I spent most of last week writing. This surprises even me - to sit down and write for long periods was a very strange experience and actually made me feel a bit like a writer (lucky that!).

I got words down for a substantial chunk of the book - not very good words, but words nonetheless. In doing so, I did three things you may be interested in:

  1. Found academic publications I had never read before:
    These are now in the bibliography, which I'll continue to build as I go. Many of these are locked in subscription-only journals, which is the perennial problem for practitioners.
  2. Thought hard about the focus of the book:
    Many of the existing resources talk about card sorting as an abstract or research-focused technique. These don't tend to answer the majority of questions practitioners face. So I'm focusing on card sorting as a practical technique to be used in the design of information environments (not as a psychological technique). Focusing here really helps me to set a direction and pull a set of practical theories and ideas together. It even feels good to me!

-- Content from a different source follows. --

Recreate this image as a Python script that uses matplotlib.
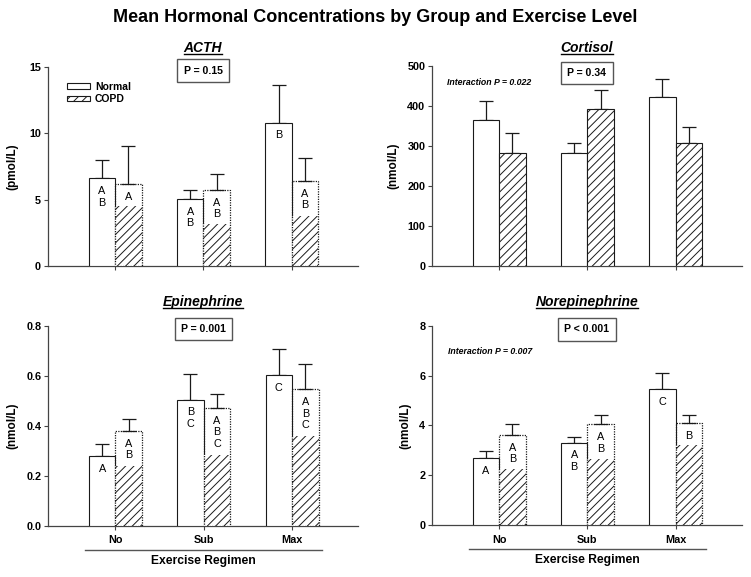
import matplotlib
matplotlib.use("Agg")
import matplotlib.pyplot as plt
import numpy as np
from matplotlib.lines import Line2D
from matplotlib.patches import Patch
import matplotlib.transforms as mtransforms

plt.rcParams['font.family'] = ['Liberation Sans', 'DejaVu Sans']
plt.rcParams['hatch.linewidth'] = 0.7

# ---------------- data ----------------
regimens = ["No", "Sub", "Max"]

acth_normal = [6.6, 5.03, 10.8]
acth_normal_sem = [1.4, 0.72, 2.85]
acth_copd = [6.15, 5.72, 6.38]
acth_copd_sem = [2.85, 1.18, 1.72]
acth_copd_hatch = [4.5, 3.15, 3.8]
acth_normal_letters = ["A\nB", "A\nB", "B"]
acth_copd_letters = ["A", "A\nB", "A\nB"]

cort_normal = [365, 281, 421]
cort_normal_sem = [47, 27, 46]
cort_copd = [281, 392, 308]
cort_copd_sem = [52, 48, 40]

epi_normal = [0.279, 0.504, 0.601]
epi_normal_sem = [0.049, 0.103, 0.104]
epi_copd = [0.378, 0.470, 0.545]
epi_copd_sem = [0.049, 0.055, 0.100]
epi_copd_hatch = [0.239, 0.282, 0.358]
epi_normal_letters = ["A", "B\nC", "C"]
epi_copd_letters = ["A\nB", "A\nB\nC", "A\nB\nC"]

nor_normal = [2.67, 3.31, 5.44]
nor_normal_sem = [0.29, 0.23, 0.66]
nor_copd = [3.61, 4.04, 4.08]
nor_copd_sem = [0.43, 0.36, 0.33]
nor_copd_hatch = [2.24, 2.65, 3.2]
nor_normal_letters = ["A", "A\nB", "C"]
nor_copd_letters = ["A\nB", "A\nB", "B"]

panels = [
    dict(title="ACTH", ylabel="(pmol/L)", ymax=15, yticks=[0, 5, 10, 15], fmt="{:.0f}",
         normal=acth_normal, nsem=acth_normal_sem, copd=acth_copd, csem=acth_copd_sem,
         hatch=acth_copd_hatch, nlet=acth_normal_letters, clet=acth_copd_letters,
         p="P = 0.15", py=0.98, inter=None, legend=True, labx=-0.097,
         rect=[0.0639, 0.5390, 0.4128, 0.3454], title_y=51.7),
    dict(title="Cortisol", ylabel="(nmol/L)", ymax=500, yticks=[0, 100, 200, 300, 400, 500], fmt="{:.0f}",
         normal=cort_normal, nsem=cort_normal_sem, copd=cort_copd, csem=cort_copd_sem,
         hatch=None, nlet=None, clet=None,
         p="P = 0.34", py=0.964, inter=("Interaction P = 0.022", 0.047, 0.915), legend=False, labx=-0.105,
         rect=[0.5756, 0.5395, 0.4120, 0.3466], title_y=51.7),
    dict(title="Epinephrine", ylabel="(nmol/L)", ymax=0.8, yticks=[0, 0.2, 0.4, 0.6, 0.8], fmt="{:.1f}",
         normal=epi_normal, nsem=epi_normal_sem, copd=epi_copd, csem=epi_copd_sem,
         hatch=epi_copd_hatch, nlet=epi_normal_letters, clet=epi_copd_letters,
         p="P = 0.001", py=0.983, inter=None, legend=False, labx=-0.097,
         rect=[0.0643, 0.0889, 0.4128, 0.3466], title_y=306.0),
    dict(title="Norepinephrine", ylabel="(nmol/L)", ymax=8, yticks=[0, 2, 4, 6, 8], fmt="{:.0f}",
         normal=nor_normal, nsem=nor_normal_sem, copd=nor_copd, csem=nor_copd_sem,
         hatch=nor_copd_hatch, nlet=nor_normal_letters, clet=nor_copd_letters,
         p="P < 0.001", py=0.982, inter=("Interaction P = 0.007", 0.05, 0.87), legend=False, labx=-0.066,
         rect=[0.5756, 0.0901, 0.4120, 0.3454], title_y=305.7),
]

W, H = 751, 577
fig = plt.figure(figsize=(W / 100, H / 100), dpi=100)
fig.text(0.5, 1 - 18 / H, "Mean Hormonal Concentrations by Group and Exercise Level",
         ha="center", va="center", fontsize=13, fontweight="bold")

x = np.arange(len(regimens))
bw = 0.3
LC = "#1a1a1a"
titles = []
for i, pn in enumerate(panels):
    ax = fig.add_axes(pn["rect"])
    xn = x - bw / 2
    xc = x + bw / 2
    ax.bar(xn, pn["normal"], width=bw, facecolor="white", edgecolor=LC, linewidth=0.8, zorder=3)
    if pn["hatch"] is None:
        ax.bar(xc, pn["copd"], width=bw, facecolor="white", edgecolor=LC, linewidth=0.8,
               hatch="////", zorder=3)
    else:
        ax.bar(xc, pn["hatch"], width=bw, facecolor="white", edgecolor=LC, linewidth=0,
               hatch="////", zorder=3)
        ax.bar(xc, pn["copd"], width=bw, fill=False, edgecolor=LC, linewidth=0.9,
               linestyle=(0, (1, 1)), zorder=4)
    ax.errorbar(xn, pn["normal"], yerr=[np.zeros(3), pn["nsem"]], fmt="none", ecolor=LC,
                elinewidth=0.9, capsize=5, capthick=0.9, zorder=2)
    ax.errorbar(xc, pn["copd"], yerr=[np.zeros(3), pn["csem"]], fmt="none", ecolor=LC,
                elinewidth=0.9, capsize=5, capthick=0.9, zorder=2)
    if pn["nlet"] is not None:
        for xi, v, s in zip(xn, pn["normal"], pn["nlet"]):
            ax.annotate(s, (xi, v), xytext=(0, -5.5), textcoords="offset points",
                        ha="center", va="top", fontsize=7.8, linespacing=1.2, zorder=5)
        for xi, v, s in zip(xc, pn["copd"], pn["clet"]):
            ax.annotate(s, (xi, v), xytext=(0, -5.5), textcoords="offset points",
                        ha="center", va="top", fontsize=7.8, linespacing=1.2, zorder=5)

    ax.set_xlim(-0.76, 2.75)
    ax.set_ylim(0, pn["ymax"])
    ax.set_yticks(pn["yticks"])
    ax.set_yticklabels([pn["fmt"].format(t) for t in pn["yticks"]], fontsize=7.8, fontweight="bold")
    ax.set_xticks(x)
    for s in ["top", "right"]:
        ax.spines[s].set_visible(False)
    for s in ["left", "bottom"]:
        ax.spines[s].set_color("#444444")
        ax.spines[s].set_linewidth(0.9)
    ax.tick_params(axis="both", direction="out", length=3, width=0.8, color="#444444", pad=2)
    ax.set_ylabel(pn["ylabel"], fontsize=8.5, fontweight="bold")
    ax.yaxis.set_label_coords(pn["labx"], 0.5)
    if i >= 2:
        ax.set_xticklabels(regimens, fontsize=7.8, fontweight="bold")
        ax.tick_params(axis="x", pad=4)
        trans = mtransforms.blended_transform_factory(ax.transData, ax.transAxes)
        ax.add_line(Line2D([-0.34, 2.34], [-0.122, -0.122], transform=trans, color="#555555",
                           linewidth=1.0, clip_on=False))
        ax.text(1.0, -0.176, "Exercise Regimen", transform=trans, ha="center", va="center",
                fontsize=8.7, fontweight="bold")
    else:
        ax.set_xticklabels([])

    ax.text(0.5, pn["py"], pn["p"], transform=ax.transAxes, ha="center", va="center",
            fontsize=7.6, fontweight="bold", zorder=6,
            bbox=dict(boxstyle="square,pad=0.6", facecolor="white", edgecolor="#555555", linewidth=1.0))
    if pn["inter"] is not None:
        txt, ix, iy = pn["inter"]
        ax.text(ix, iy, txt, transform=ax.transAxes, ha="left", va="center",
                fontsize=6.3, fontweight="bold", fontstyle="italic")
    if pn["legend"]:
        handles = [Patch(facecolor="white", edgecolor=LC, linewidth=0.8, label="Normal"),
                   Patch(facecolor="white", edgecolor=LC, linewidth=0.8, hatch="////", label="COPD")]
        ax.legend(handles=handles, loc="upper left", bbox_to_anchor=(0.061, 0.925), frameon=False,
                  prop=dict(weight="bold", size=7.5), handlelength=2.2, handleheight=0.4,
                  handletextpad=0.5, labelspacing=0.25, borderpad=0, borderaxespad=0)

    cx = pn["rect"][0] + pn["rect"][2] / 2
    t = fig.text(cx, 1 - pn["title_y"] / H, pn["title"], ha="center", va="baseline",
                 fontsize=10, fontweight="bold", fontstyle="italic")
    titles.append((t, pn["title_y"]))

fig.canvas.draw()
renderer = fig.canvas.get_renderer()
for t, ty in titles:
    bb = t.get_window_extent(renderer)
    y = 1 - (ty + 2.0) / H
    fig.add_artist(Line2D([bb.x0 / W, bb.x1 / W], [y, y], transform=fig.transFigure,
                          color="black", linewidth=1.0))

fig.savefig("out.png", dpi=100)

  3. Started preparing an analysis spreadsheet:
    I have a spreadsheet I've been using for a while to store the master card set (which mail-merges into Word to create labels), record outcomes for each sort, play with the outcomes and show some clustering statistics (not a 'cluster analysis' diagram, some basic percentages). I have a lot of work to do on it to explain and document it, but will make it available before the book is out.